Gabriela 27/02/2017
Uma decepção
1.5 estrela
Fiquei bem desapontada com este livro. Ele é tido como um clássico do século XX, uma obra cheia de lições de vida, etc. Na própria sinopse diz "...consegue ser ao mesmo tempo um romance de aventura, que se lê com febre, e um romance de formação, que transforma.", só que não foi nada disso para mim. Sim, ele é bem escrito, com um estilo que alterna entre os pensamentos do narrador (que não sabemos o nome) e o que está acontecendo a sua volta. Só que é o conteúdo, e não a forma, o que mais me interessa em um livro.

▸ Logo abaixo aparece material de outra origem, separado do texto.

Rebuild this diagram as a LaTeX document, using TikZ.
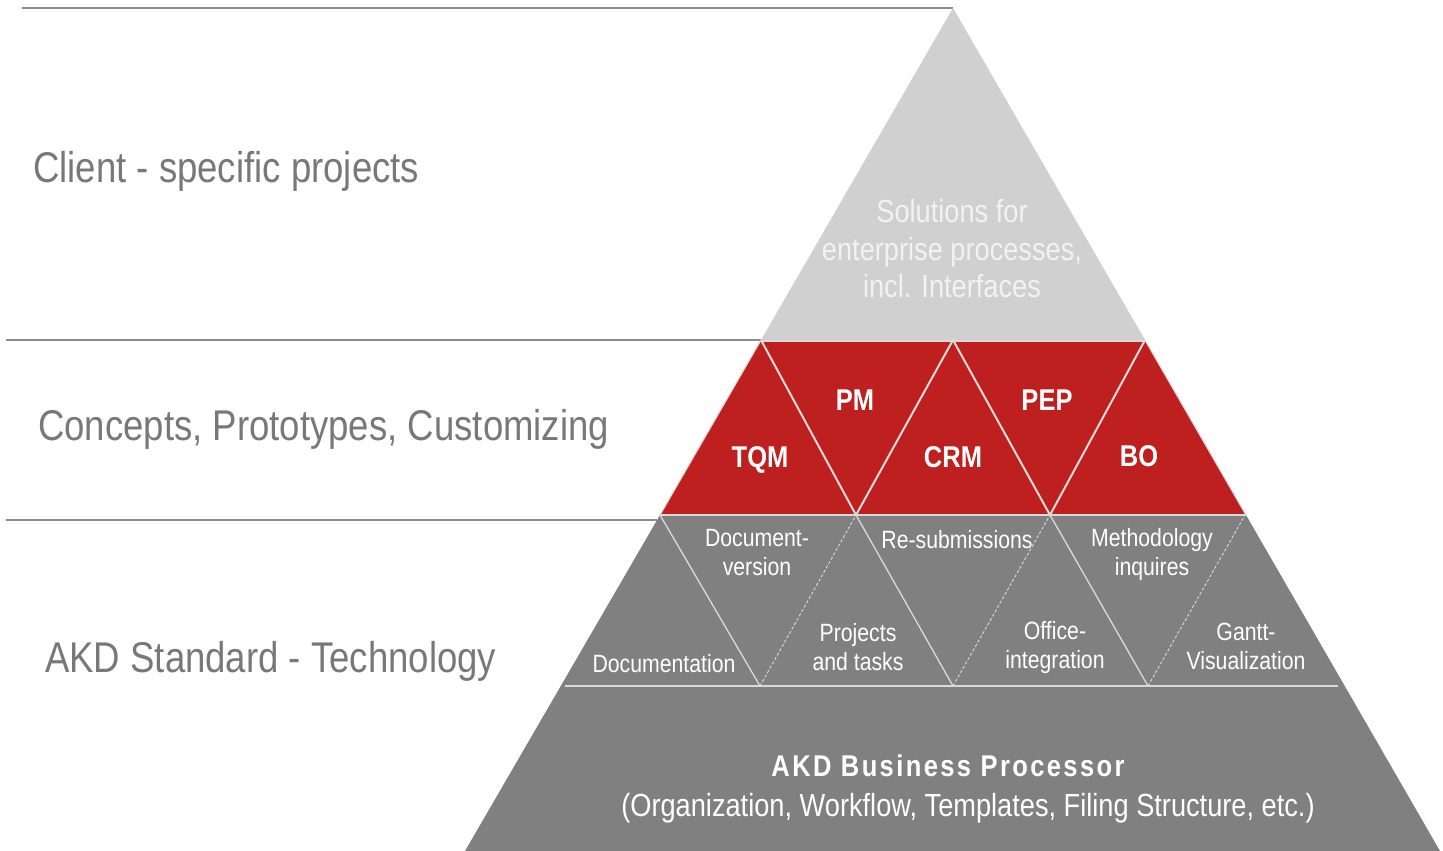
\documentclass[tikz,border=0pt]{standalone}
\usepackage{fontspec}
\setmainfont{Liberation Sans}[FakeStretch=0.85]
\definecolor{lblgray}{HTML}{787878}
\definecolor{rulegray}{HTML}{8C8C8C}
\definecolor{topgray}{HTML}{D0D0D0}
\definecolor{akdred}{HTML}{BE2020}
\definecolor{midgray}{HTML}{808080}
\definecolor{sepgray}{HTML}{DADADA}
\definecolor{toptext}{HTML}{F2F2F2}
\begin{document}
\begin{tikzpicture}[x=1pt,y=-1pt,
  leftlbl/.style={anchor=base west,inner sep=0pt,text=lblgray,font=\fontsize{43}{50}\selectfont},
  redlbl/.style={text=white,inner sep=0pt,anchor=base,font=\fontsize{30}{34}\selectfont\bfseries},
  graylbl/.style={text=white,inner sep=0pt,align=center,font=\fontsize{25}{29}\selectfont},
  ruleline/.style={draw=rulegray,line width=1.5pt},
  sepline/.style={draw=sepgray,line width=2pt},
  sepdash/.style={draw=sepgray,line width=0.9pt,dash pattern=on 3pt off 2pt}]
\useasboundingbox (0,0) rectangle (1443,851);
% left rules
\draw[ruleline] (22,8) -- (953,8);
\draw[ruleline] (6,340) -- (761,340);
\draw[ruleline] (6,520) -- (657,520);
% top triangle
\fill[topgray] (953,8) -- (1145,340) -- (761,340) -- cycle;
% red band
\fill[akdred] (761,340) -- (1145,340) -- (1246,515) -- (660,515) -- cycle;
% gray band + base
\fill[midgray] (660,515) -- (1246,515) -- (1440,851) -- (465,851) -- cycle;
% separators
\draw[sepline] (761,341) -- (1145,341);
\draw[sepline] (660,515) -- (1246,515);
\draw[draw=sepgray,line width=1.2pt] (761,340) -- (660,515);
\draw[draw=sepgray,line width=1.2pt] (1145,340) -- (1246,515);
\draw[sepline] (761,340) -- (856,515) -- (953,340) -- (1050,515) -- (1145,340);
\draw[sepline] (565,686) -- (1338,686);
\draw[draw=sepgray,line width=1.3pt] (660,515) -- (760,686);
\draw[draw=sepgray,line width=1.3pt] (856,515) -- (953,686);
\draw[draw=sepgray,line width=1.3pt] (1050,515) -- (1148,686);
\draw[sepdash] (760,686) -- (856,515);
\draw[sepdash] (953,686) -- (1050,515);
\draw[sepdash] (1148,686) -- (1245,515);
% left labels
\node[leftlbl] (client) at (33,182) {Client - specific projects};
\node[leftlbl] (concepts) at (38,440) {Concepts, Prototypes, Customizing};
\node[leftlbl] (standard) at (45,672) {AKD Standard - Technology};
% top text
\node[text=toptext,inner sep=0pt,align=center,font=\fontsize{32}{37.5}\selectfont] (solutions) at (952,249) {Solutions for\\enterprise processes,\\incl. Interfaces};
% red labels
\node[redlbl] (tqm) at (760,467) {TQM};
\node[redlbl] (pm) at (855,410) {PM};
\node[redlbl] (crm) at (953,467) {CRM};
\node[redlbl] (pep) at (1047,410) {PEP};
\node[redlbl] (bo) at (1139,466) {BO};
% gray labels
\node[graylbl] (docver) at (757,553) {Document-\\version};
\node[graylbl] (resub) at (957,540) {Re-submissions};
\node[graylbl] (method) at (1152,555) {Methodology\\inquires};
\node[graylbl] (docu) at (664,664) {Documentation};
\node[graylbl] (projects) at (858,647) {Projects\\and tasks};
\node[graylbl] (office) at (1055,648) {Office-\\integration};
\node[graylbl] (gantt) at (1246,646) {Gantt-\\Visualization};
% base
\node[text=white,inner sep=0pt,font=\fontsize{30}{34}\selectfont\bfseries\addfontfeature{LetterSpace=8}] (akdbp) at (948,766) {AKD Business Processor};
\node[text=white,inner sep=0pt,font=\fontsize{32}{36}\selectfont] (org) at (968,808) {(Organization, Workflow, Templates, Filing Structure, etc.)};
\end{tikzpicture}
\end{document}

Um homem lendo este livro certamente fica menos irritado do que uma mulher. Isso porque ele é extremamente, repugnantemente machista. Aí o pessoal diz que é para relevar, que é por causa da época em que foi escrito, por causa da época que é retratada, blá blá blá. Sim, eu sei que foi escrito durante a Segunda Guerra Mundial, publicado em 1946 e que se passa em algum ano por volta da Primeira Guerra Mundial. O problema é que não são momentos pontuais em que se fala mal de mulher, é no livro inteiro!
Toda vez que Zorbás abre a boca para falar de algum "causo" da sua vida, tem mulher sendo depreciada no meio. E pior ainda, Zorbás é o mentor, o cara de quem nós deveríamos supostamente absorver a sabedoria. Então, como tolerar esse desrespeito às mulheres quando ele vem travestido de "grande lição de vida"??
Além de aprendermos que as mulheres não passam de criaturas fracas e lamurientas, que outros ensinamentos temos? Primeiro, o grande clichê de que você não precisa de muito (dinheiro) para ser feliz. Hoje em dia, qualquer livro de auto-ajuda que você pegar vai lhe dizer isso, mas mesmo 70 anos atrás isso não era novidade: abra o Novo Testamento em uma página aleatória e você vai ler que os pobres estão mais perto da salvação (que é a felicidade suprema para o cristão).
Depois, a gente chega à verdadeira "aflição existencial" de Zorbás: ele está na crise da terceira idade. Está com 65 anos, mas no seu íntimo se acha um garanhão de 20 e poucos e fica revoltado quando uma prostituta novinha chama-o de "vovô". Sim, o medo da velhice, de deixar de pegar mulher é um tema recorrente no livro, afinal, naquele tempo não existia Viagra. Volta e meia Zorbás se refere ao próprio avô que era atormentado pelo mesmo "drama". Francamente, também não tem nenhuma novidade nisso.
Não entendo como dizem que é um "romance de aventura, que se lê com febre", quando o livro é um marasmo só, sem grandes acontecimentos até a parte final. E maior acontecimento é um crime hediondo contra uma mulher inocente, mas que fica impune, pois Deus os livre do mal que é se indispor com um patrício por conta de uma ninharia como a vida de uma mulher.
Os únicos momentos de questionamento dignos de nota são dois. Um na página 37, quando Zorbás diz:
"É um mistério! Um grande mistério! Então para que a liberdade venha ao mundo são necessários tantos assassinatos e tantas infâmias? Isso porque, se eu me puser a enumerar as infâmias e os assassinatos que cometemos, seus cabelos vão ficar em pé. E, no entanto, qual foi o resultado? A liberdade! Em vez de jogar um raio para nos fulminar, Deus nos dá a liberdade! Não entendo nada!"
O que é um questionamento sobre essas guerras em nome da liberdade. O outro momento é já na página 274 quando ele diz:
"Certa época, eu dizia: 'Esse é turco ou búlgaro, esse é grego.' Pela pátria, andei fazendo coisas de lhe arrepiar os cabelos, patrão; matei, roubei, incendei aldeias, desonrei mulheres, devastei lares... Por quê? Porque eram búlgaros, turcos. [...] agora olho para os homens e digo: 'Esse é um bom homem, aquele é mau.' Não interessa se é búlgaro ou grego, para mim dá no mesmo."
Essa fala continua atual com toda essa crise dos imigrantes que vivemos agora. Pronto, como eu já coloquei aqui essas duas citações, você não precisa passar pelo tormento que é ler este livro para saber delas.